* BEGIN *

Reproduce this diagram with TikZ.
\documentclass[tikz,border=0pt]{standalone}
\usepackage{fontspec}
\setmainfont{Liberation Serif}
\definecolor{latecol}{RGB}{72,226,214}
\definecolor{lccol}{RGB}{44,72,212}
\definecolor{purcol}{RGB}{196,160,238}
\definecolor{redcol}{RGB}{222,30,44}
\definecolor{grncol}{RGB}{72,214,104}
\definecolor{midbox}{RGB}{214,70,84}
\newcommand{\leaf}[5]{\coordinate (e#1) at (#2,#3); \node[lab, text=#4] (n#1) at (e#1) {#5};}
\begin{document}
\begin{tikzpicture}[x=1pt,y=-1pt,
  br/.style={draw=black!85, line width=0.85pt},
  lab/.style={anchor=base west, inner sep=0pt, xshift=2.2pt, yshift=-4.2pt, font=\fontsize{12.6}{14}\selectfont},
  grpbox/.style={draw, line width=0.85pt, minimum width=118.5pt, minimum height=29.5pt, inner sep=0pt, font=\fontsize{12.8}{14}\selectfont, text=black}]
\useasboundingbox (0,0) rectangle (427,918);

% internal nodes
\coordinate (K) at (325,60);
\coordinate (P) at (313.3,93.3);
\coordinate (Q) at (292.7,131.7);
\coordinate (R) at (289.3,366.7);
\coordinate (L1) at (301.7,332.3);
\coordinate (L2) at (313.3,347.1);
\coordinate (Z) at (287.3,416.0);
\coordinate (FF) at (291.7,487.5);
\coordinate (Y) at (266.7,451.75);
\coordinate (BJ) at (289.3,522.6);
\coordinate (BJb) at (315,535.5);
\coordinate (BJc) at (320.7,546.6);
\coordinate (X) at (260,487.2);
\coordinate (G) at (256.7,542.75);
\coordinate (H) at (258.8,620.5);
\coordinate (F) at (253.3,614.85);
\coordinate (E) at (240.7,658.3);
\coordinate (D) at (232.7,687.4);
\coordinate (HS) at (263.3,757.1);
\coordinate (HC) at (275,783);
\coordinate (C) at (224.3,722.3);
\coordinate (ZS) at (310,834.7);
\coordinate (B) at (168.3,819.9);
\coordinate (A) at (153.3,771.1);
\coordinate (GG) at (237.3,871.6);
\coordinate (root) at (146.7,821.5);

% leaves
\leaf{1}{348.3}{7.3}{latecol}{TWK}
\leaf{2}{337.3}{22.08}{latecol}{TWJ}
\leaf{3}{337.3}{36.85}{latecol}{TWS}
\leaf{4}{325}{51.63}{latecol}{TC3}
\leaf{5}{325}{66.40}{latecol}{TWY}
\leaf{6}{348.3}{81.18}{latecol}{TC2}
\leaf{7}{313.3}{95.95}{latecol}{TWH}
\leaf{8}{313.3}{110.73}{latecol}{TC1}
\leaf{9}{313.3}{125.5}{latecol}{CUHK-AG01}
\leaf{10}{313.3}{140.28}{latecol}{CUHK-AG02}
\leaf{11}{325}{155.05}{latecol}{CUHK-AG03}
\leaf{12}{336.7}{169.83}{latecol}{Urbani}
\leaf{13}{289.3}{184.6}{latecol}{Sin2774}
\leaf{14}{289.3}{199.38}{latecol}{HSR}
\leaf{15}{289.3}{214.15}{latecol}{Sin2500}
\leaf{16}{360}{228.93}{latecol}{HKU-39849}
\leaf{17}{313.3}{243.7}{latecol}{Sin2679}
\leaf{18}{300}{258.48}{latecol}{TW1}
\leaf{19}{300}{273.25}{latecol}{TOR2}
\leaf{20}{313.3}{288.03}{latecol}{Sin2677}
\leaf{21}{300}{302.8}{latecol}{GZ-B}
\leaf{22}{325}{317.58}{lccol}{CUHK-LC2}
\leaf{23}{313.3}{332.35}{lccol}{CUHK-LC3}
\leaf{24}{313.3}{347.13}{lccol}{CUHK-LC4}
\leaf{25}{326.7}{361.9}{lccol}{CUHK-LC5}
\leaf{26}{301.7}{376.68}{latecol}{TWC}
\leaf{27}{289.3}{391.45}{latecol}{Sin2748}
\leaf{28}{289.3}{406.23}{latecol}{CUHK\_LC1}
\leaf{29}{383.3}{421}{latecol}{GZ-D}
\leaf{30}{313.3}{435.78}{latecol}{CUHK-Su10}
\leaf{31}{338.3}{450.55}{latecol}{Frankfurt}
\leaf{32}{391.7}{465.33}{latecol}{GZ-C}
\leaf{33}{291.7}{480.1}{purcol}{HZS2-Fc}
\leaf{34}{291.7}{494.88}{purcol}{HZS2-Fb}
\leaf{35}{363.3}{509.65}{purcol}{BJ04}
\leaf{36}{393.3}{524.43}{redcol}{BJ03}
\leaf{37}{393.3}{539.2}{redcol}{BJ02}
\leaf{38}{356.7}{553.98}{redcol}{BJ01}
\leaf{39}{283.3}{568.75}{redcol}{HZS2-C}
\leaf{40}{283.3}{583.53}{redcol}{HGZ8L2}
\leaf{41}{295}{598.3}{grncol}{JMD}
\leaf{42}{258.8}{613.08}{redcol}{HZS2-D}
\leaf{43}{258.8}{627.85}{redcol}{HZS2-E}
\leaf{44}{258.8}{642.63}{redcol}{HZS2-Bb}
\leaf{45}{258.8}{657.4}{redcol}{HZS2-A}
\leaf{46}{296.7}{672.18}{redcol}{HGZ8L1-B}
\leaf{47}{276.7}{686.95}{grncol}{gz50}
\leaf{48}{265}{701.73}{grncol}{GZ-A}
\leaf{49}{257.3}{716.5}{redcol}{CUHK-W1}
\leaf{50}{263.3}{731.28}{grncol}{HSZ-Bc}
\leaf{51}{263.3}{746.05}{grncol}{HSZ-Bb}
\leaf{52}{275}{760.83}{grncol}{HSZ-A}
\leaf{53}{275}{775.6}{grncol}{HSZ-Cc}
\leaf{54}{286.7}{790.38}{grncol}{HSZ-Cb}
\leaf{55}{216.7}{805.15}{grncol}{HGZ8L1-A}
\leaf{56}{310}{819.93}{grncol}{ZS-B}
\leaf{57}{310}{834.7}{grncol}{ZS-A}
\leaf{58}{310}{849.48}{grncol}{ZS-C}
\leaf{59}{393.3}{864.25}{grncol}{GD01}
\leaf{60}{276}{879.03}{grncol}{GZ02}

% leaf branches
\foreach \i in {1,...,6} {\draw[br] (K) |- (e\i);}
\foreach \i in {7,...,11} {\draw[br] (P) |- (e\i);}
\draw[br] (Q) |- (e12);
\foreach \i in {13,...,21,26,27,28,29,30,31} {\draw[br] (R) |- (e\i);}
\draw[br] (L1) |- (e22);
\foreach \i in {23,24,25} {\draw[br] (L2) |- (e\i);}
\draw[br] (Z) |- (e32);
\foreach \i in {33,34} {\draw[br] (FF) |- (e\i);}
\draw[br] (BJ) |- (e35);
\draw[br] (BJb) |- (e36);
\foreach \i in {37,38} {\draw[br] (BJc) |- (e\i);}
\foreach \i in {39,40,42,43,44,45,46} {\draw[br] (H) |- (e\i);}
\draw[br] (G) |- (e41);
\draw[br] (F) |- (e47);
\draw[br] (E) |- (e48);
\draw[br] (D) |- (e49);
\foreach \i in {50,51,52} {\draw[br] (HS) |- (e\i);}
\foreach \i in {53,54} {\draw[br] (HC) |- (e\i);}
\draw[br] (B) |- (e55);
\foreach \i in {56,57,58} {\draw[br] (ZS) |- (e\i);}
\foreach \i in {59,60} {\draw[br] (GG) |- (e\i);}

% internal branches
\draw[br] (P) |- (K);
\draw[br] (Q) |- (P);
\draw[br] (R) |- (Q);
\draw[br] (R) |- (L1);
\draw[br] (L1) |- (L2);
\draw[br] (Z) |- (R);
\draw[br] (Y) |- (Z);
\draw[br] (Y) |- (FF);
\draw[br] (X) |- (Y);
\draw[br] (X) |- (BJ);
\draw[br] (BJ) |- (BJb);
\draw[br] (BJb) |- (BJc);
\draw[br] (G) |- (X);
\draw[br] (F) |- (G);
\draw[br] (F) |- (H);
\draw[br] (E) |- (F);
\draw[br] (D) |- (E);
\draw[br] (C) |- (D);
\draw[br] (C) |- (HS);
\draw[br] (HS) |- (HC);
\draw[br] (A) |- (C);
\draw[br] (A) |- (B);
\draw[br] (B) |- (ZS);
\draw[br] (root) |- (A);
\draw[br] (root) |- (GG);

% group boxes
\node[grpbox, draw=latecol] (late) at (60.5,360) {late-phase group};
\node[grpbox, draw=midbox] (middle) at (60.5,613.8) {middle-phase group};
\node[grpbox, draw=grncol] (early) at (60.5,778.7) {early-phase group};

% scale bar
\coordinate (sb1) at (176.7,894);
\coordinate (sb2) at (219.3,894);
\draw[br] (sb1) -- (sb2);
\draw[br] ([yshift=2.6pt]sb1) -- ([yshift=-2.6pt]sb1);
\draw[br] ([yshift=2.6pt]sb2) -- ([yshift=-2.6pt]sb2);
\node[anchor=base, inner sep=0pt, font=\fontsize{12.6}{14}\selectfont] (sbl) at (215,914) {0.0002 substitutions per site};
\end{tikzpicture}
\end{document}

* END *

* _Goal_
Extract the lines above, from the first one through the one containing "(root) at (146.7,821.5);", and return only those, unchanged.

* _Exercise result_
Reproduce this diagram with TikZ.
\documentclass[tikz,border=0pt]{standalone}
\usepackage{fontspec}
\setmainfont{Liberation Serif}
\definecolor{latecol}{RGB}{72,226,214}
\definecolor{lccol}{RGB}{44,72,212}
\definecolor{purcol}{RGB}{196,160,238}
\definecolor{redcol}{RGB}{222,30,44}
\definecolor{grncol}{RGB}{72,214,104}
\definecolor{midbox}{RGB}{214,70,84}
\newcommand{\leaf}[5]{\coordinate (e#1) at (#2,#3); \node[lab, text=#4] (n#1) at (e#1) {#5};}
\begin{document}
\begin{tikzpicture}[x=1pt,y=-1pt,
  br/.style={draw=black!85, line width=0.85pt},
  lab/.style={anchor=base west, inner sep=0pt, xshift=2.2pt, yshift=-4.2pt, font=\fontsize{12.6}{14}\selectfont},
  grpbox/.style={draw, line width=0.85pt, minimum width=118.5pt, minimum height=29.5pt, inner sep=0pt, font=\fontsize{12.8}{14}\selectfont, text=black}]
\useasboundingbox (0,0) rectangle (427,918);

% internal nodes
\coordinate (K) at (325,60);
\coordinate (P) at (313.3,93.3);
\coordinate (Q) at (292.7,131.7);
\coordinate (R) at (289.3,366.7);
\coordinate (L1) at (301.7,332.3);
\coordinate (L2) at (313.3,347.1);
\coordinate (Z) at (287.3,416.0);
\coordinate (FF) at (291.7,487.5);
\coordinate (Y) at (266.7,451.75);
\coordinate (BJ) at (289.3,522.6);
\coordinate (BJb) at (315,535.5);
\coordinate (BJc) at (320.7,546.6);
\coordinate (X) at (260,487.2);
\coordinate (G) at (256.7,542.75);
\coordinate (H) at (258.8,620.5);
\coordinate (F) at (253.3,614.85);
\coordinate (E) at (240.7,658.3);
\coordinate (D) at (232.7,687.4);
\coordinate (HS) at (263.3,757.1);
\coordinate (HC) at (275,783);
\coordinate (C) at (224.3,722.3);
\coordinate (ZS) at (310,834.7);
\coordinate (B) at (168.3,819.9);
\coordinate (A) at (153.3,771.1);
\coordinate (GG) at (237.3,871.6);
\coordinate (root) at (146.7,821.5);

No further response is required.